Also known as Pluto, or Aides, Pluto was the dark, grim god of the underworld, and ruled supreme there. He was a son of Rhea, and like his brothers Zeus and Poseidon, demanded a share of the Earth following the overthrow of Kronos. The three siblings cast lots, and to Hades fell the world below. His domain was a bleak one:the three rivers running along its environs were named Styx, Acheron (the river of eternal woe), Pyriplegethon (the stream of fire), Kokytos (the river of weeping and wailing) and Lethe (the river of forgetfulness). Once someone had passed over into the realm of Hades, there was no return (except in the case of Orpheus.
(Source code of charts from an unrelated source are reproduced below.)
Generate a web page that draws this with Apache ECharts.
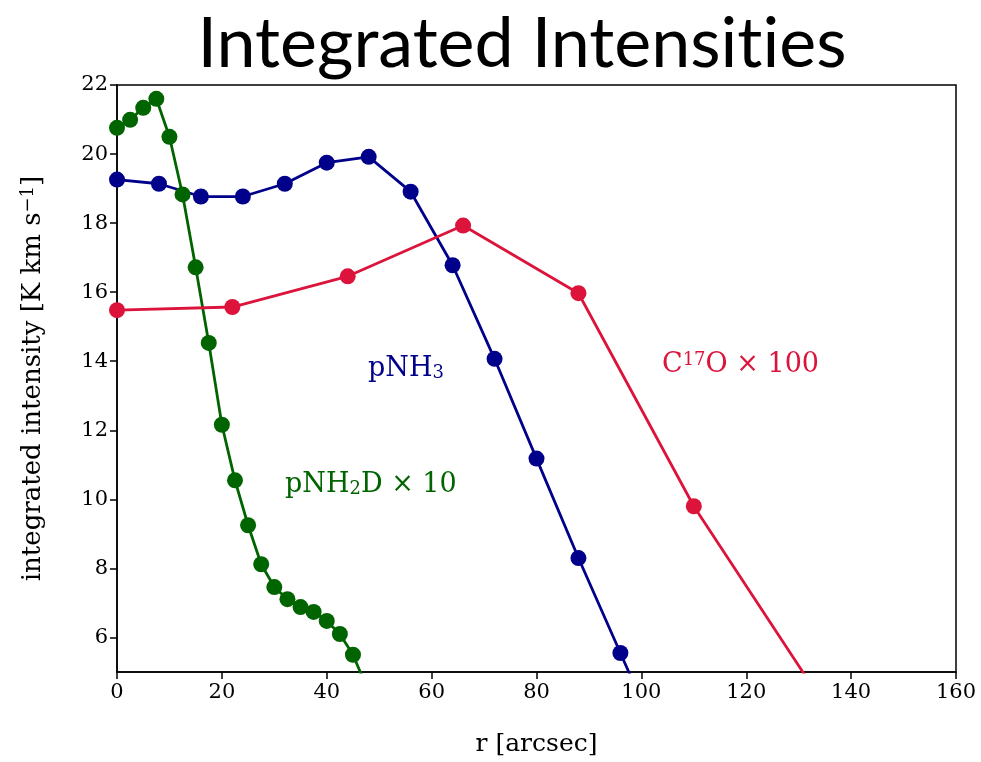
<!DOCTYPE html>
<html><head><meta charset="utf-8">
<script src="https://cdn.jsdelivr.net/npm/echarts@6/dist/echarts.min.js"></script>
<style>html,body{margin:0;padding:0;background:#fff}#c{width:981px;height:762px}</style>
</head><body><div id="c"></div>
<script>
// r [arcsec] and integrated intensity values
const rNH2D = [0,2.5,5,7.5,10,12.5,15,17.5,20,22.5,25,27.5,30,32.5,35,37.5,40,42.5,45,47.5];
const vNH2D = [20.76,20.99,21.34,21.6,20.5,18.83,16.72,14.53,12.16,10.55,9.25,8.12,7.46,7.11,6.88,6.74,6.48,6.1,5.5,4.6];
const rNH3 = [0,8,16,24,32,40,48,56,64,72,80,88,96,104];
const vNH3 = [19.26,19.14,18.77,18.77,19.14,19.75,19.92,18.91,16.78,14.07,11.18,8.3,5.55,2.8];
const rC17O = [0,22,44,66,88,110,132];
const vC17O = [15.48,15.57,16.46,17.93,15.97,9.8,4.72];
const yTicks = [6,8,10,12,14,16,18,20,22];
const xTicks = [0,20,40,60,80,100,120,140,160];

const zip = (a,b)=>a.map((x,i)=>[x,b[i]]);
const serif = "'DejaVu Serif', 'Liberation Serif', serif";
const chart = echarts.init(document.getElementById('c'), null, {renderer:'canvas'});
function mk(name, data, color){
  return {type:'line', name, data, symbol:'circle', symbolSize:16, clip:true,
    itemStyle:{color}, lineStyle:{color, width:2.8}, animation:false};
}
chart.setOption({
  backgroundColor:'#fff',
  animation:false,
  title:{text:'Integrated Intensit\u200Cies', left:522, top:9, padding:0, textAlign:'center',
    textStyle:{fontFamily:"Lato, 'Noto Sans', sans-serif", fontWeight:'normal', fontSize:70, color:'#000'}},
  grid:{left:117, right:25, top:85, bottom:89, show:true, borderColor:'#000', borderWidth:1.5, backgroundColor:'transparent'},
  xAxis:{type:'value', min:0, max:160, interval:20,
    name:'r [arcsec]', nameLocation:'middle', nameGap:60,
    nameTextStyle:{fontFamily:serif, fontSize:25, color:'#000'},
    axisLine:{show:true, onZero:false, lineStyle:{color:'#000', width:1.5}},
    axisTick:{show:true, length:7, lineStyle:{color:'#000', width:1.5}},
    axisLabel:{fontFamily:serif, fontSize:21, color:'#000', margin:10},
    splitLine:{show:false}},
  yAxis:{type:'value', min:5, max:22,
    name:'{a|integrated intensity [K km s}{s|−1}{a|]}', nameLocation:'middle', nameGap:70,
    nameTextStyle:{rich:{a:{fontFamily:serif, fontSize:26, color:'#000'}, s:{fontFamily:serif, fontSize:18, color:'#000', verticalAlign:'top', padding:[0,0,10,0]}}},
    axisLine:{show:true, onZero:false, lineStyle:{color:'#000', width:1.5}},
    axisTick:{show:true, length:7, customValues:yTicks, lineStyle:{color:'#000', width:1.5}},
    axisLabel:{fontFamily:serif, fontSize:21, color:'#000', margin:9, customValues:yTicks},
    splitLine:{show:false}},
  series:[
    mk('pNH2D', zip(rNH2D,vNH2D), '#006400'),
    mk('pNH3', zip(rNH3,vNH3), '#00008B'),
    mk('C17O', zip(rC17O,vC17O), '#DC143C')
  ],
  graphic:[
    {type:'text', left:368, top:355, style:{text:'{a|pNH}{b|3}', rich:{a:{fontFamily:serif, fontSize:27, fill:'#00008B'}, b:{fontFamily:serif, fontSize:18, fill:'#00008B', verticalAlign:'bottom', padding:[10,0,0,0]}}}},
    {type:'text', left:285, top:471, style:{text:'{a|pNH}{b|2}{a|D × 10}', rich:{a:{fontFamily:serif, fontSize:27, fill:'#006400'}, b:{fontFamily:serif, fontSize:18, fill:'#006400', verticalAlign:'bottom', padding:[10,0,0,0]}}}},
    {type:'text', left:662, top:351, style:{text:'{a|C}{b|17}{a|O × 100}', rich:{a:{fontFamily:serif, fontSize:27, fill:'#DC143C'}, b:{fontFamily:serif, fontSize:18, fill:'#DC143C', verticalAlign:'top', padding:[0,0,10,0]}}}}
  ]
});
</script></body></html>
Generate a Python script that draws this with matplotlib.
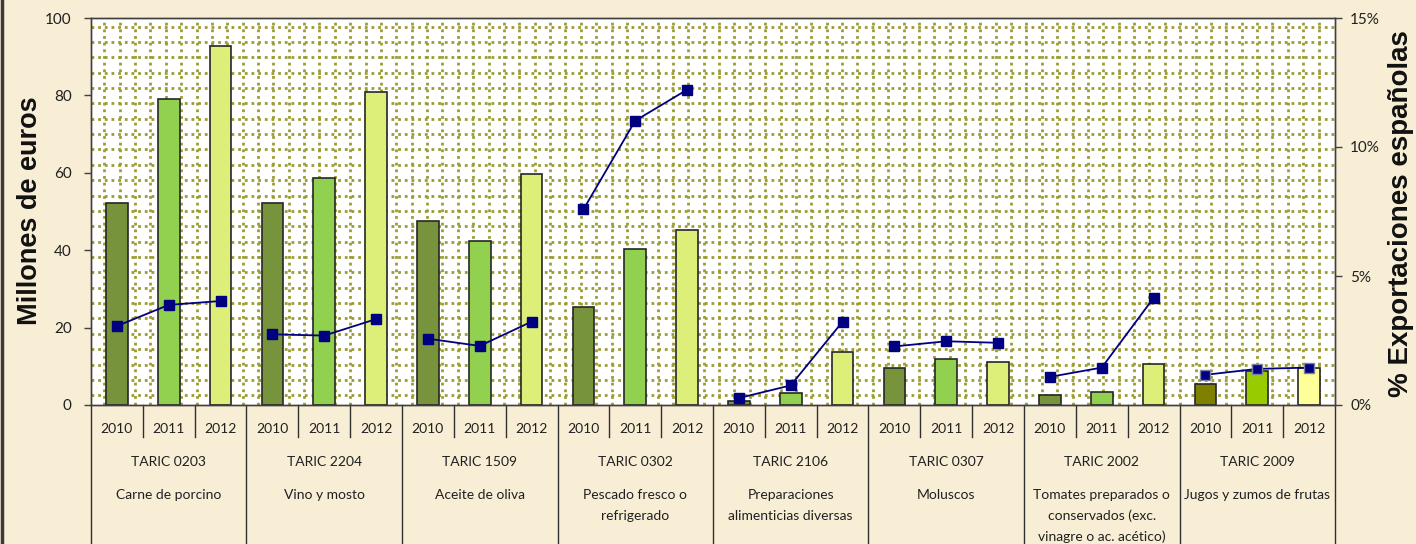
import matplotlib
matplotlib.use('Agg')
import matplotlib.pyplot as plt
import numpy as np
from matplotlib.lines import Line2D

# ---------------- data ----------------
years = ['2010', '2011', '2012']
taric_codes = ['TARIC 0203', 'TARIC 2204', 'TARIC 1509', 'TARIC 0302',
               'TARIC 2106', 'TARIC 0307', 'TARIC 2002', 'TARIC 2009']
descriptions = ['Carne de porcino', 'Vino y mosto', 'Aceite de oliva',
                'Pescado fresco o\nrefrigerado',
                'Preparaciones\nalimenticias diversas', 'Moluscos',
                'Tomates preparados o\nconservados (exc.\nvinagre o ac. acético)',
                'Jugos y zumos de frutas']
# Millones de euros (2010, 2011, 2012 per product)
millones = [52.3, 79.0, 92.8,
            52.3, 58.6, 81.0,
            47.5, 42.5, 59.7,
            25.3, 40.4, 45.3,
            0.95, 3.1, 13.8,
            9.5, 12.0, 11.2,
            2.7, 3.4, 10.6,
            5.5, 8.7, 9.5]
# % Exportaciones españolas
pct_export = [3.06, 3.88, 4.03,
              2.74, 2.69, 3.33,
              2.57, 2.29, 3.23,
              7.58, 11.02, 12.22,
              0.27, 0.76, 3.23,
              2.27, 2.47, 2.41,
              1.09, 1.45, 4.15,
              1.17, 1.40, 1.45]
left_ticks = [0, 20, 40, 60, 80, 100]
right_ticks = [0, 5, 10, 15]
right_labels = ['0%', '5%', '10%', '15%']

# ---------------- style ----------------
W, H = 1416, 544
bg = '#F8EED6'
year_colors = ['#77933C', '#92D050', '#DDEF78']
last_colors = ['#808000', '#99CC00', '#FFFF99']
grid_color = '#9C9C34'
txt_font = ['Lato', 'DejaVu Sans']
title_font = ['Liberation Sans', 'DejaVu Sans']

fig = plt.figure(figsize=(W / 100, H / 100), dpi=100)
fig.patch.set_facecolor(bg)

x0, x1, ytop, ybot = 91, 1335, 18, 405
ax = fig.add_axes([x0 / W, 1 - ybot / H, (x1 - x0) / W, (ybot - ytop) / H])
ax.set_facecolor('white')
n_groups = len(taric_codes)
n = n_groups * len(years)
ax.set_xlim(-0.5, n - 0.5)
ax.set_ylim(0, 100)

# dotted pattern grid
cat_px = (x1 - x0) / n
hy = [97.8 - 3.97 * k for k in range(25) if 97.8 - 3.97 * k > 0.5]
ax.hlines(hy, -0.5, n - 0.5, colors=grid_color, linestyles=(0, (1, 1.4)), lw=2.0, zorder=0.5)
vx = []
k = 0
while True:
    p = 13.3 + 15.37 * k
    if p > (x1 - x0) - 3:
        break
    vx.append(-0.5 + p / cat_px)
    k += 1
ax.vlines(vx, 0, 100, colors=grid_color, linestyles=(0, (1, 1.4)), lw=2.0, zorder=0.5)

xpos = np.arange(n)
colors = []
for g in range(n_groups):
    colors += (last_colors if g == n_groups - 1 else year_colors)
ax.bar(xpos, millones, width=0.42, color=colors, edgecolor='#262626', linewidth=1.2, zorder=2)

ax2 = ax.twinx()
ax2.set_ylim(0, 15)
for g in range(n_groups):
    sl = slice(3 * g, 3 * g + 3)
    mec = '#8080A0' if g == n_groups - 1 else '#000080'
    ax2.plot(xpos[sl], pct_export[sl], color='#000080', lw=1.3, marker='s',
             ms=6.5, mfc='#000080', mec=mec, mew=1, zorder=3)

# axes styling
for a in (ax, ax2):
    for s in a.spines.values():
        s.set_color('#404040')
        s.set_linewidth(1.0)
ax.set_xticks([])
ax.set_yticks(left_ticks)
ax.set_yticklabels([str(t) for t in left_ticks], fontfamily=txt_font, fontsize=11, color='#202020')
ax.tick_params(axis='y', direction='out', length=5, width=1, color='#404040', pad=9)
ax2.set_yticks(right_ticks)
ax2.set_yticklabels(right_labels, fontfamily=txt_font, fontsize=11, color='#202020')
ax2.tick_params(axis='y', direction='out', length=5, width=1, color='#404040', pad=6)

# category table below axis
tr = ax.get_xaxis_transform()
axh = ybot - ytop
def fy(px):
    return (ybot - px) / axh

for i in range(n - 1):
    if (i + 1) % 3 != 0:
        ax.plot([i + 0.5, i + 0.5], [0, fy(437)], color='#303030', lw=1, transform=tr, clip_on=False)
for g in range(n_groups + 1):
    xb = -0.5 + 3 * g
    ax.plot([xb, xb], [0, fy(546)], color='#303030', lw=1, transform=tr, clip_on=False)

for i in range(n):
    ax.text(i, fy(429), years[i % 3], transform=tr, ha='center', va='center',
            fontfamily=txt_font, fontsize=10, color='#202020')
for g in range(n_groups):
    xc = 3 * g + 1
    ax.text(xc, fy(462), taric_codes[g], transform=tr, ha='center', va='center',
            fontfamily=txt_font, fontsize=10, color='#202020')
    for j, line in enumerate(descriptions[g].split('\n')):
        ax.text(xc, fy(495 + 21 * j), line, transform=tr, ha='center', va='center',
                fontfamily=txt_font, fontsize=10, color='#202020')

# axis titles
fig.text(30 / W, 1 - 211 / H, 'Millones de euros', rotation=90, ha='center', va='center',
         fontsize=19.5, fontweight='bold', fontfamily=title_font, color='#111111')
fig.text(1401 / W, 1 - 214 / H, '% Exportaciones españolas', rotation=90, ha='center',
         va='center', fontsize=20, fontweight='bold', fontfamily=title_font, color='#111111')

# left dark border of slide
fig.add_artist(Line2D([1.5 / W, 1.5 / W], [0, 1], color='#3A3A3A', lw=2.5))

fig.savefig('out.png', dpi=100, facecolor=fig.get_facecolor())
Charon, the aged boatman of the dead, ferried the souls of the departed across the river Styx, which flowed into Hades, and once there they were received by Hades and his wife, Persephone.
The lord of the dead had carried off Persephone from the world above, smitten with her beauty and deaf to the cries of her mother, Demeter. Indeed, when Demeter finally found her daughter, Persephone explained that she had eaten of a pomegranate that Hades had given her, and could never return to the upper world. The entrance to Hades was guarded by the triple-headed dog Cerberus, and for those who had led reasonably righteous lives, the afterlife in the underworld was a sort of shadow of their former life, where they could continue to perform the labours and carry on the occupations they had occupied in life. Occasionally, a shade might be allowed to return temporarily to the world above, as a ghost, to their friends, or even summoned by the sacrifice of blood which, when drank by the shade, restored to them partial speech and consciousness, so that they could discourse with the living.
But for those who had led wicked lives or lives the gods did not agree with there was the realm of Tartaros, where all the sins and evils the departed had practiced in the world above were punished, usually in a manner symbolic of their crime. Cases in point here were Tantalos, Ixion, Sisyphos, Tityos and the Danaides, all of whom can be found under their own separate entries, so we will not go into their punishment here.
There also existed in Tartaros Elysion, where the happy and the blessed were received, and which approximates as closely to the Christian ideal of Heaven as is possible, showing that Hades, though dark and forbidding, was not all doom and gloom, punishment and revenge. Hades and Persephone were also seen to be judges of the dead, and in this capacity they were assisted by three heroes whose earthly deeds had identified them as great in wisdom and justice. They were called Minos, Rhadamanthys and Aeakos, the last also being the gatekeeper of the lower region of Hades.